The researchers explored the effect of altering the CBD:THC ratio in cannabis. Healthy volunteers (N:46) completed a randomized and double-blind trial. Over the course of four experiments, each participant inhaled cannabis vapor containing 10 mg of THC and a differing level of CBD (0 mg, 10 mg, 20 mg or 30 mg).
“We used one cannabis variety that only had THC and one that only contained CBD from the Dutch company Bedrocan,” Englund outlines.
They combined these varieties to achieve 0:1 (10 mg THC), 1:1 (10 mg CBD, 10 mg THC), 2:1 (20 mg CBD, 10 mg THC) and 3:1 (30 mg CBD, 10 mg THC) CBD:THC ratios.
“None of the CBD levels studied protected our volunteers from the acute negative effects of cannabis, such as anxiety, psychotic symptoms and worse cognitive performance,” says Englund.
The participants completed a series of tasks, questionnaires and interviews designed to measure the effect on their cognitive abilities, the severity of psychotic symptoms and the pleasing effects of the drug.
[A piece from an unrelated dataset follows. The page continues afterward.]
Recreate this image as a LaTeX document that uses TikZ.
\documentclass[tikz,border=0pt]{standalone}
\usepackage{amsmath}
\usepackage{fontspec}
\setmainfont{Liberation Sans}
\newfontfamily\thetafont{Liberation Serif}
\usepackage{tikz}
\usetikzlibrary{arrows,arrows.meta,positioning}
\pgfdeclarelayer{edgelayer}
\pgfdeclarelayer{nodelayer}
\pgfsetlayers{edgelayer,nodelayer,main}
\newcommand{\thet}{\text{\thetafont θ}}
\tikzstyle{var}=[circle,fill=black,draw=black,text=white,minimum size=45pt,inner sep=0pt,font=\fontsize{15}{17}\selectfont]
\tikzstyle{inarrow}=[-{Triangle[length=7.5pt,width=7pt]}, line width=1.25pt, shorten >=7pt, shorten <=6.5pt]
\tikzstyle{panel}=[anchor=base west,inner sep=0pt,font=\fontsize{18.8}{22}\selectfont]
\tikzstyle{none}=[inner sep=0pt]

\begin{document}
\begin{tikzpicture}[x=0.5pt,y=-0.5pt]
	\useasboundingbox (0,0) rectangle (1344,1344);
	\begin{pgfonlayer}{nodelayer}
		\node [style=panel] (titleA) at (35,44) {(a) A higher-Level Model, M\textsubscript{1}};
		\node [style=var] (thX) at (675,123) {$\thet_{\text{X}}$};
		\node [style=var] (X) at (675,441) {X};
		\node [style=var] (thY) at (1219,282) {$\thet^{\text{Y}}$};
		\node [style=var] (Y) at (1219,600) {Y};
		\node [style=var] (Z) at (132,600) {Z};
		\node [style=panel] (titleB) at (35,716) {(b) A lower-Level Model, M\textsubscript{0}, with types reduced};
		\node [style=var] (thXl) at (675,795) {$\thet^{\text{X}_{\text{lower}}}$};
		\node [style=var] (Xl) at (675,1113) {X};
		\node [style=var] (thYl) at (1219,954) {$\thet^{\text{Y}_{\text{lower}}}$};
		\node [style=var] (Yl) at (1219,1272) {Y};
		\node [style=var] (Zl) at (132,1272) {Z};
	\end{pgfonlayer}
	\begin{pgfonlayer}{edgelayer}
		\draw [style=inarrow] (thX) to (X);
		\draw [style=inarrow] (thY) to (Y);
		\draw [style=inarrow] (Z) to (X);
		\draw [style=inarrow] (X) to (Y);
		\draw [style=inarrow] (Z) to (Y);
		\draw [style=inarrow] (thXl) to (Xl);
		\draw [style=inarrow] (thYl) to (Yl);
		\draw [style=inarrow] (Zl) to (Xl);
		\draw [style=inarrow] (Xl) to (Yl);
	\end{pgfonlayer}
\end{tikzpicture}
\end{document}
“It also did not change the quality of the intoxication in any way. The only effect of CBD we saw was that as the concentration of CBD increased, the more the participants coughed. We asked volunteers to listen to a favorite song on each visit and taste a piece of chocolate,” explains Englund.
Cannabis increased the pleasurability of music and chocolate, but CBD had no enhancement effect.
Englund continues: “We saw that all of the CBD:THC ratios produced the same level of cognitive impairment – tests of memory performance such as remembering a word list and a series of numbers – and psychotic-like experiences – strange ideas, suspiciousness, hearing/seeing strange things (hallucinations) – suggesting the added CBD is not protective.”
Avoid the negative effects
THC and CBD are both produced from the same compound in the cannabis plant, so a variety with higher amounts of CBD will naturally be lower in THC, the researchers note.
They conclude it may still be safer for users to choose cannabis with higher CBD:THC ratios, but that’s because the same amount of cannabis will contain less THC than a lower CBD:THC variety.
“Overall, our advice to people wanting to avoid the negative effects of THC is to use less of it,” says Englund.
Professor Philip McGuire, the study’s senior author and former head of the department of psychosis studies at King’s IoPPN, says the findings make an important contribution to the ongoing debate around the risks of cannabis use.
“While CBD on its own is known to have a number of positive effects in humans, our data suggest that, at the doses typically present in cannabis, it does not protect against the negative effects of THC,” explains McGuire.
The research paper, Does cannabidiol make cannabis safer? A randomised, double-blind, cross-over trial of cannabis with four different CBD:THC ratios is funded by a research grant from the Medical Research Council.
Regulations on the horizon
The researchers urge policymakers to continue examining their findings in relation to the medicinal and recreational uses for cannabis.
“I believe that users should be able to make informed decisions about their cannabis use. Therefore, it is essential that we do more research which can provide practical information about the likely effects of different types of cannabis and what the likely effects from a certain dose of THC is,” says Englund.
There are regulatory complexities surrounding the sale of CBD. However, new research continues to expand the common understanding of its effects and safety.
Daily consumption of oral CBD was recently found to have a “strong safety profile,” in a recent industry-backed study. The findings may help minimize the US Food and Drug Administration’s safety concerns around CBD and pave the way for regulation.